►
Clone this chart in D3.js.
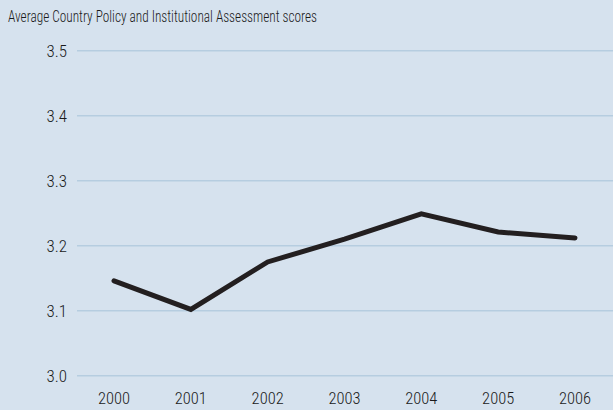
<!DOCTYPE html>
<html>
<head>
<meta charset="utf-8">
<script src="https://cdn.jsdelivr.net/npm/d3@7"></script>
<style>
  body { margin: 0; background: #d6e2ee; }
  svg { display: block; }
  text { font-family: "Roboto Condensed", "Liberation Sans Narrow", "Roboto", sans-serif; font-weight: 300; fill: #1a1a1a; }
</style>
</head>
<body>
<script>
var years = ["2000", "2001", "2002", "2003", "2004", "2005", "2006"];
var scores = [3.146, 3.102, 3.175, 3.210, 3.249, 3.221, 3.212];
var yTicks = [3.0, 3.1, 3.2, 3.3, 3.4, 3.5];
var title = "Average Country Policy and Institutional Assessment scores";

var W = 613, H = 410;

var svg = d3.select("body").append("svg")
  .attr("width", W)
  .attr("height", H);

svg.append("rect").attr("width", W).attr("height", H).attr("fill", "#d6e2ee");

var x = d3.scalePoint().domain(years).range([114, 575]);
var y = d3.scaleLinear().domain([3.0, 3.5]).range([375.7, 50.7]);

// gridlines
svg.append("g").selectAll("line")
  .data(yTicks)
  .enter().append("line")
  .attr("x1", 77)
  .attr("x2", W)
  .attr("y1", function (d) { return y(d); })
  .attr("y2", function (d) { return y(d); })
  .attr("stroke", "#b6cde0")
  .attr("stroke-width", 1.5);

// y labels
svg.append("g").selectAll("text")
  .data(yTicks)
  .enter().append("text")
  .attr("x", 67)
  .attr("y", function (d) { return y(d) + 6.3; })
  .attr("text-anchor", "end")
  .attr("font-size", 17)
  .text(function (d) { return d3.format(".1f")(d); });

// x labels
svg.append("g").selectAll("text")
  .data(years)
  .enter().append("text")
  .attr("x", function (d) { return x(d); })
  .attr("y", 404)
  .attr("text-anchor", "middle")
  .attr("font-size", 16.5)
  .text(function (d) { return d; });

// line
var line = d3.line()
  .x(function (d, i) { return x(years[i]); })
  .y(function (d) { return y(d); });

svg.append("path")
  .datum(scores)
  .attr("d", line)
  .attr("fill", "none")
  .attr("stroke", "#231f20")
  .attr("stroke-width", 5)
  .attr("stroke-linejoin", "miter")
  .attr("stroke-linecap", "round");

// title
svg.append("text")
  .attr("x", 8)
  .attr("y", 21.5)
  .attr("font-size", 16)
  .attr("textLength", 309)
  .attr("lengthAdjust", "spacingAndGlyphs")
  .text(title);
</script>
</body>
</html>
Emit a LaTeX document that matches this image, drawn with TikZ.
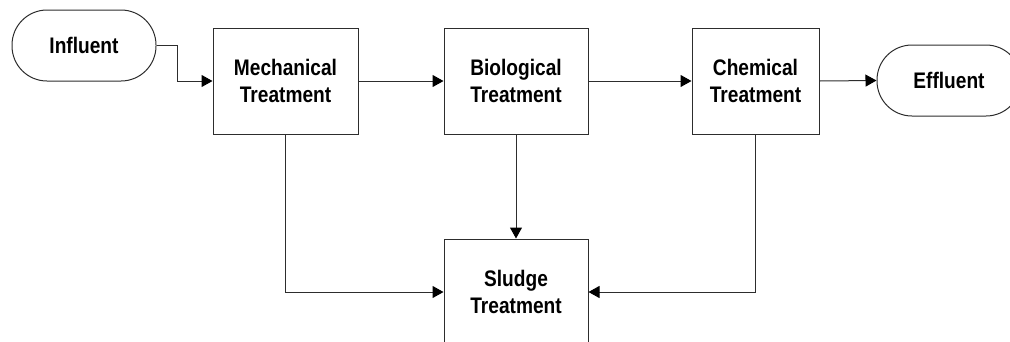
\documentclass[tikz,border=0pt]{standalone}
\usepackage{fontspec}
\setmainfont{Liberation Sans}[FakeStretch=0.85]
\usetikzlibrary{arrows.meta}
\definecolor{ink}{RGB}{45,45,45}
\tikzset{
  every picture/.style={x=1pt,y=-1pt},
  stage/.style={draw=ink,line width=1pt,fill=white,inner sep=0pt,align=center,
    font=\fontsize{22.5}{27}\selectfont\bfseries,minimum height=106pt},
  terminal/.style={draw=ink,line width=1pt,fill=white,inner sep=0pt,align=center,
    rounded corners=35pt,minimum width=144pt,minimum height=71pt,
    font=\fontsize{22.5}{27}\selectfont\bfseries},
  flow/.style={draw=ink,line width=1pt,-{Triangle[length=11pt,width=12pt,color=black]}}
}
\begin{document}
\begin{tikzpicture}
\useasboundingbox (0,0) rectangle (1010,341);
\clip (0,0) rectangle (1010,341);
% terminals
\node[terminal] (infl) at (84,45.5) {Influent};
\node[terminal] (effl) at (949,80.5) {Effluent};
% treatment stages
\node[stage,minimum width=145pt] (mech) at (285.5,81) {Mechanical\\Treatment};
\node[stage,minimum width=144pt] (bio) at (516,81) {Biological\\Treatment};
\node[stage,minimum width=127pt] (chem) at (755.5,81) {Chemical\\Treatment};
\node[stage,minimum width=144pt] (sludge) at (516,292) {Sludge\\Treatment};
% main line
\coordinate (bend) at (177,45);
\draw[flow] (infl.east |- bend) -- (bend) |- (mech.west);
\draw[flow] (mech.east) -- (bio.west);
\draw[flow] (bio.east) -- (chem.west);
\draw[flow] (chem.east) -- (effl.west);
% sludge lines
\draw[flow] (mech.south) |- (sludge.west);
\draw[flow] (bio.south) -- (sludge.north);
\draw[flow] (chem.south) |- (sludge.east);
\end{tikzpicture}
\end{document}
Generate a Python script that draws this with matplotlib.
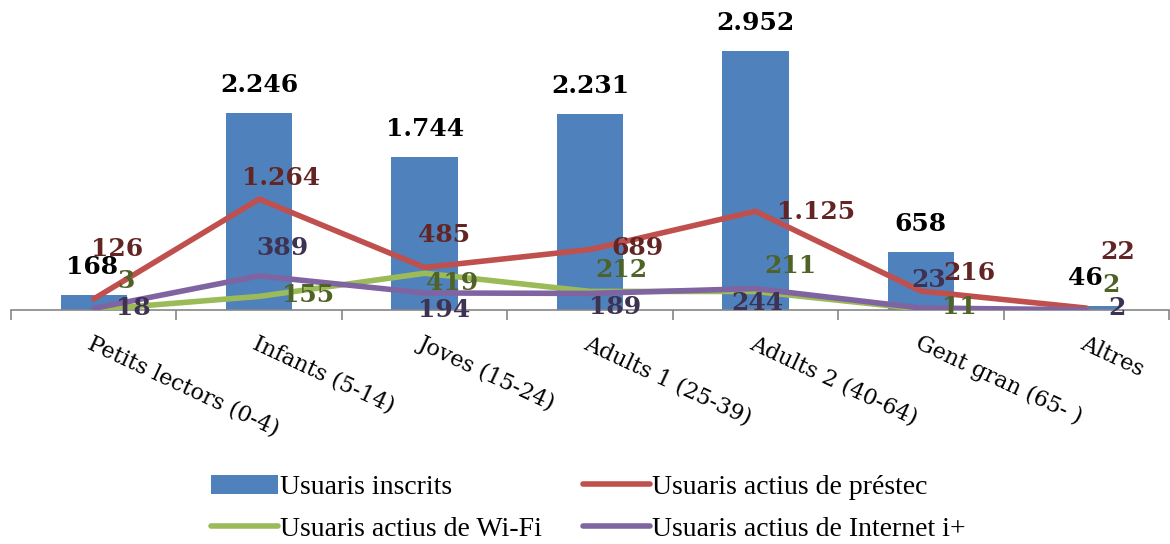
◄
Requirements: Quote the entries in full. Any image among them is to be omitted from the copy.

Written response:
Clone this chart in D3.js.
<!DOCTYPE html>
<html>
<head>
<meta charset="utf-8">
<script src="https://cdn.jsdelivr.net/npm/d3@7"></script>
<style>
  body { margin: 0; background: #d6e2ee; }
  svg { display: block; }
  text { font-family: "Roboto Condensed", "Liberation Sans Narrow", "Roboto", sans-serif; font-weight: 300; fill: #1a1a1a; }
</style>
</head>
<body>
<script>
var years = ["2000", "2001", "2002", "2003", "2004", "2005", "2006"];
var scores = [3.146, 3.102, 3.175, 3.210, 3.249, 3.221, 3.212];
var yTicks = [3.0, 3.1, 3.2, 3.3, 3.4, 3.5];
var title = "Average Country Policy and Institutional Assessment scores";

var W = 613, H = 410;

var svg = d3.select("body").append("svg")
  .attr("width", W)
  .attr("height", H);

svg.append("rect").attr("width", W).attr("height", H).attr("fill", "#d6e2ee");

var x = d3.scalePoint().domain(years).range([114, 575]);
var y = d3.scaleLinear().domain([3.0, 3.5]).range([375.7, 50.7]);

// gridlines
svg.append("g").selectAll("line")
  .data(yTicks)
  .enter().append("line")
  .attr("x1", 77)
  .attr("x2", W)
  .attr("y1", function (d) { return y(d); })
  .attr("y2", function (d) { return y(d); })
  .attr("stroke", "#b6cde0")
  .attr("stroke-width", 1.5);

// y labels
svg.append("g").selectAll("text")
  .data(yTicks)
  .enter().append("text")
  .attr("x", 67)
  .attr("y", function (d) { return y(d) + 6.3; })
  .attr("text-anchor", "end")
  .attr("font-size", 17)
  .text(function (d) { return d3.format(".1f")(d); });

// x labels
svg.append("g").selectAll("text")
  .data(years)
  .enter().append("text")
  .attr("x", function (d) { return x(d); })
  .attr("y", 404)
  .attr("text-anchor", "middle")
  .attr("font-size", 16.5)
  .text(function (d) { return d; });

// line
var line = d3.line()
  .x(function (d, i) { return x(years[i]); })
  .y(function (d) { return y(d); });

svg.append("path")
  .datum(scores)
  .attr("d", line)
  .attr("fill", "none")
  .attr("stroke", "#231f20")
  .attr("stroke-width", 5)
  .attr("stroke-linejoin", "miter")
  .attr("stroke-linecap", "round");

// title
svg.append("text")
  .attr("x", 8)
  .attr("y", 21.5)
  .attr("font-size", 16)
  .attr("textLength", 309)
  .attr("lengthAdjust", "spacingAndGlyphs")
  .text(title);
</script>
</body>
</html>
Emit a LaTeX document that matches this image, drawn with TikZ.
\documentclass[tikz,border=0pt]{standalone}
\usepackage{fontspec}
\setmainfont{Liberation Sans}[FakeStretch=0.85]
\usetikzlibrary{arrows.meta}
\definecolor{ink}{RGB}{45,45,45}
\tikzset{
  every picture/.style={x=1pt,y=-1pt},
  stage/.style={draw=ink,line width=1pt,fill=white,inner sep=0pt,align=center,
    font=\fontsize{22.5}{27}\selectfont\bfseries,minimum height=106pt},
  terminal/.style={draw=ink,line width=1pt,fill=white,inner sep=0pt,align=center,
    rounded corners=35pt,minimum width=144pt,minimum height=71pt,
    font=\fontsize{22.5}{27}\selectfont\bfseries},
  flow/.style={draw=ink,line width=1pt,-{Triangle[length=11pt,width=12pt,color=black]}}
}
\begin{document}
\begin{tikzpicture}
\useasboundingbox (0,0) rectangle (1010,341);
\clip (0,0) rectangle (1010,341);
% terminals
\node[terminal] (infl) at (84,45.5) {Influent};
\node[terminal] (effl) at (949,80.5) {Effluent};
% treatment stages
\node[stage,minimum width=145pt] (mech) at (285.5,81) {Mechanical\\Treatment};
\node[stage,minimum width=144pt] (bio) at (516,81) {Biological\\Treatment};
\node[stage,minimum width=127pt] (chem) at (755.5,81) {Chemical\\Treatment};
\node[stage,minimum width=144pt] (sludge) at (516,292) {Sludge\\Treatment};
% main line
\coordinate (bend) at (177,45);
\draw[flow] (infl.east |- bend) -- (bend) |- (mech.west);
\draw[flow] (mech.east) -- (bio.west);
\draw[flow] (bio.east) -- (chem.west);
\draw[flow] (chem.east) -- (effl.west);
% sludge lines
\draw[flow] (mech.south) |- (sludge.west);
\draw[flow] (bio.south) -- (sludge.north);
\draw[flow] (chem.south) |- (sludge.east);
\end{tikzpicture}
\end{document}
Generate a Python script that draws this with matplotlib.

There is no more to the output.